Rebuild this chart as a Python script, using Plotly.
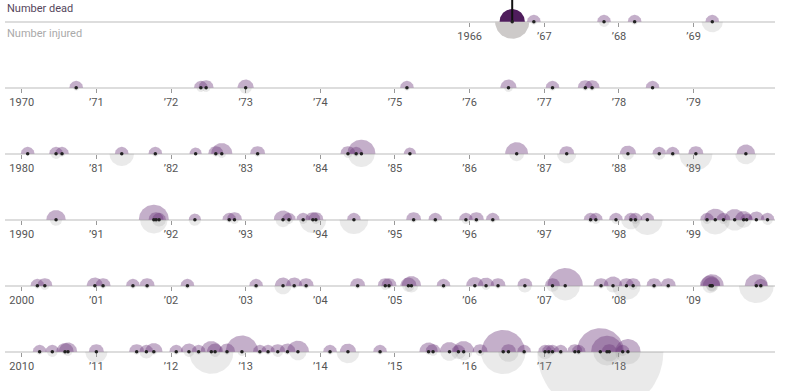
import numpy as np
import plotly.graph_objects as go

# ---- data ----
event_year = [
    1966.57, 1966.86, 1967.80, 1968.21, 1969.25,
    1970.73, 1972.40, 1972.47, 1973.00, 1975.16, 1976.52, 1977.11, 1977.55, 1977.64, 1978.45,
    1980.08, 1980.46, 1980.54, 1981.34, 1981.79, 1982.33, 1982.60, 1982.68, 1983.16,
    1984.37, 1984.48, 1984.55, 1985.20, 1986.63, 1987.30, 1988.12, 1988.54, 1988.72,
    1989.03, 1989.70,
    1990.46, 1991.77, 1991.80, 1991.84, 1992.32, 1992.78, 1992.85, 1993.50, 1993.58,
    1993.77, 1993.90, 1993.94, 1994.45, 1995.25, 1995.54, 1995.95, 1996.09, 1996.31,
    1997.62, 1997.69, 1997.96, 1998.16, 1998.22, 1998.38, 1999.18, 1999.29, 1999.40,
    1999.55, 1999.67, 1999.71, 1999.84, 1999.99,
    2000.21, 2000.31, 2000.98, 2001.09, 2001.49, 2001.68, 2002.22, 2003.14, 2003.50,
    2003.65, 2003.81, 2004.50, 2004.87, 2004.92, 2005.18, 2005.22, 2005.65, 2006.07,
    2006.22, 2006.38, 2006.74, 2007.11, 2007.28, 2007.76, 2007.92, 2008.10, 2008.19,
    2008.47, 2008.66, 2009.22, 2009.24, 2009.25, 2009.84, 2009.90,
    2010.24, 2010.41, 2010.58, 2010.62, 2011.00, 2011.54, 2011.67, 2011.77, 2012.07,
    2012.24, 2012.37, 2012.54, 2012.59, 2012.75, 2012.95, 2013.19, 2013.30, 2013.43,
    2013.56, 2013.70, 2014.13, 2014.37, 2014.80, 2015.45, 2015.51, 2015.73, 2015.85,
    2015.92, 2016.14, 2016.45, 2016.52, 2016.73, 2017.01, 2017.06, 2017.11, 2017.22,
    2017.41, 2017.46, 2017.75, 2017.84, 2017.87, 2018.05, 2018.12,
]
dead = [
    17, 5, 5, 5, 5,
    5, 5, 6, 7, 5, 7, 5, 6, 6, 5,
    5, 5, 5, 5, 5, 4, 6, 12, 6,
    6, 5, 21, 4, 14, 6, 7, 5, 5,
    6, 9,
    10, 24, 6, 5, 4, 5, 6, 9, 5,
    5, 6, 6, 5, 6, 5, 5, 6, 5,
    5, 5, 5, 5, 5, 5, 5, 13, 5,
    12, 8, 4, 7, 5,
    5, 6, 7, 6, 5, 6, 5, 5, 7,
    7, 6, 6, 6, 6, 7, 10, 5, 8,
    7, 6, 6, 6, 33, 6, 9, 6, 6,
    6, 6, 11, 8, 14, 14, 5,
    5, 5, 8, 9, 6, 6, 5, 8, 5,
    7, 5, 12, 7, 7, 28, 5, 5, 6,
    7, 13, 5, 7, 5, 9, 6, 10, 5,
    12, 6, 50, 6, 5, 5, 5, 5, 5,
    6, 5, 59, 27, 6, 5, 17,
]
injured = [
    31, 1, 3, 1, 12,
    1, 2, 2, 4, 1, 2, 1, 1, 1, 0,
    0, 3, 1, 16, 1, 0, 1, 2, 1,
    2, 1, 19, 0, 6, 10, 4, 4, 1,
    29, 12,
    4, 20, 1, 5, 4, 1, 2, 6, 2,
    2, 19, 2, 22, 1, 1, 2, 1, 1,
    1, 2, 2, 10, 2, 25, 2, 23, 2,
    13, 7, 0, 0, 3,
    1, 2, 0, 1, 1, 1, 1, 1, 8,
    1, 1, 1, 2, 1, 4, 5, 1, 0,
    2, 1, 5, 4, 23, 1, 5, 21, 2,
    1, 1, 6, 3, 4, 32, 1,
    1, 3, 1, 2, 13, 1, 5, 1, 1,
    3, 1, 52, 3, 1, 2, 1, 1, 3,
    1, 8, 1, 14, 1, 1, 2, 9, 6,
    8, 2, 53, 11, 1, 6, 1, 1, 1,
    0, 1, 422, 20, 10, 2, 17,
]
highlight_year = 1966.57
row_starts = [1960, 1970, 1980, 1990, 2000, 2010]
row_tick_years = [
    [1966, 1967, 1968, 1969],
    list(range(1970, 1980)),
    list(range(1980, 1990)),
    list(range(1990, 2000)),
    list(range(2000, 2010)),
    list(range(2010, 2019)),
]
label_dead = "Number dead"
label_injured = "Number injured"

# ---- layout constants ----
W, H = 800, 391
X0_PX, X1_PX = 5, 775
LEFT_PAD, RIGHT_PAD = 0.2236, 10.09     # years before / after decade start
BASE0, ROW_GAP = 21.7, 66.0
K = 3.07                                  # px radius per sqrt(person)
PURPLE = "rgba(108,56,122,0.40)"
GRAY = "rgba(150,150,150,0.20)"
HL_PURPLE = "#4f1d5c"
HL_GRAY = "#cdcac9"

ppy = (X1_PX - X0_PX) / (LEFT_PAD + RIGHT_PAD)

fig = go.Figure()


def semi(t, n, up):
    r = K * np.sqrt(n)
    th = np.linspace(0, np.pi, 48)
    xs = t + r * np.cos(th) / ppy
    ys = r * np.sin(th) * (1 if up else -1)
    return xs, ys


ev = np.array(event_year)
d_arr = np.array(dead)
i_arr = np.array(injured)

for ri, d0 in enumerate(row_starts):
    xa = "x" if ri == 0 else f"x{ri+1}"
    ya = "y" if ri == 0 else f"y{ri+1}"
    mask = (ev >= d0) & (ev < d0 + 10)
    idx = np.where(mask)[0]
    for k in idx:
        if i_arr[k] <= 0:
            continue
        hl = abs(ev[k] - highlight_year) < 1e-6
        xs, ys = semi(ev[k], i_arr[k], False)
        fig.add_trace(go.Scatter(x=xs, y=ys, mode="lines", fill="toself",
                                 fillcolor=HL_GRAY if hl else GRAY,
                                 line=dict(width=0), hoverinfo="skip",
                                 xaxis=xa, yaxis=ya))
    for k in idx:
        hl = abs(ev[k] - highlight_year) < 1e-6
        xs, ys = semi(ev[k], d_arr[k], True)
        fig.add_trace(go.Scatter(x=xs, y=ys, mode="lines", fill="toself",
                                 fillcolor=HL_PURPLE if hl else PURPLE,
                                 line=dict(width=0), hoverinfo="skip",
                                 xaxis=xa, yaxis=ya))
    base = BASE0 + ROW_GAP * ri
    for k in idx:
        if abs(ev[k] - highlight_year) < 1e-6:
            fig.add_trace(go.Scatter(x=[ev[k], ev[k]], y=[0, base], mode="lines",
                                     line=dict(color="#111", width=2),
                                     hoverinfo="skip", xaxis=xa, yaxis=ya))
    fig.add_trace(go.Scatter(x=ev[idx], y=np.zeros(len(idx)), mode="markers",
                             marker=dict(size=3.5, color="#222"),
                             cliponaxis=False, hoverinfo="skip",
                             xaxis=xa, yaxis=ya))

layout = dict(width=W, height=H, margin=dict(l=0, r=0, t=0, b=0),
              paper_bgcolor="white", plot_bgcolor="rgba(0,0,0,0)",
              showlegend=False, hovermode=False,
              font=dict(family="Roboto, Liberation Sans, sans-serif", size=11, color="#555"))

for ri, d0 in enumerate(row_starts):
    base = BASE0 + ROW_GAP * ri
    tv = row_tick_years[ri]
    tt = [str(y) if (j == 0) else "’" + str(y)[2:] for j, y in enumerate(tv)]
    xname = "xaxis" if ri == 0 else f"xaxis{ri+1}"
    yname = "yaxis" if ri == 0 else f"yaxis{ri+1}"
    xid = "x" if ri == 0 else f"x{ri+1}"
    layout[xname] = dict(domain=[X0_PX / W, X1_PX / W],
                         range=[d0 - LEFT_PAD, d0 + RIGHT_PAD],
                         anchor="free", position=(H - base) / H,
                         layer="below traces",
                         showline=True, linecolor="#dddddd", linewidth=2,
                         ticks="outside", ticklen=4, tickwidth=1, tickcolor="#999",
                         tickvals=tv, ticktext=tt,
                         tickfont=dict(size=11, color="#555"),
                         showgrid=False, zeroline=False, fixedrange=True)
    layout[yname] = dict(domain=[0, 1], range=[base - H, base], anchor=xid,
                         visible=False, showgrid=False, zeroline=False, fixedrange=True)

fig.update_layout(**layout)

fig.add_annotation(x=X0_PX / W, y=1 - 9 / H, xref="paper", yref="paper",
                   text=label_dead, showarrow=False, xanchor="left", yanchor="middle",
                   font=dict(size=11, color="#55465c"))
fig.add_annotation(x=X0_PX / W, y=1 - 34 / H, xref="paper", yref="paper",
                   text=label_injured, showarrow=False, xanchor="left", yanchor="middle",
                   font=dict(size=11, color="#aaaaaa"))

fig.write_html("out.html", config={"displayModeBar": False})

# remove the browser's default page margin so the figure sits at (0, 0)
with open("out.html", "r", encoding="utf-8") as f:
    html = f.read()
html = html.replace("<head>", "<head><style>html,body{margin:0;padding:0;overflow:hidden;}</style>", 1)
with open("out.html", "w", encoding="utf-8") as f:
    f.write(html)
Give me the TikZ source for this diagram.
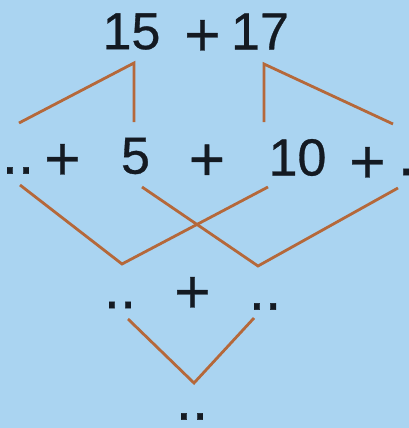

------------------------------------------------------------

WRITTEN PROBLEM
Return the lines exactly as they stand, from the start of the entries through the line holding "import plotly.graph_objects as go"; omit the pictures.

RESULT FOR THIS TASK
Rebuild this chart as a Python script, using Plotly.
import numpy as np
import plotly.graph_objects as go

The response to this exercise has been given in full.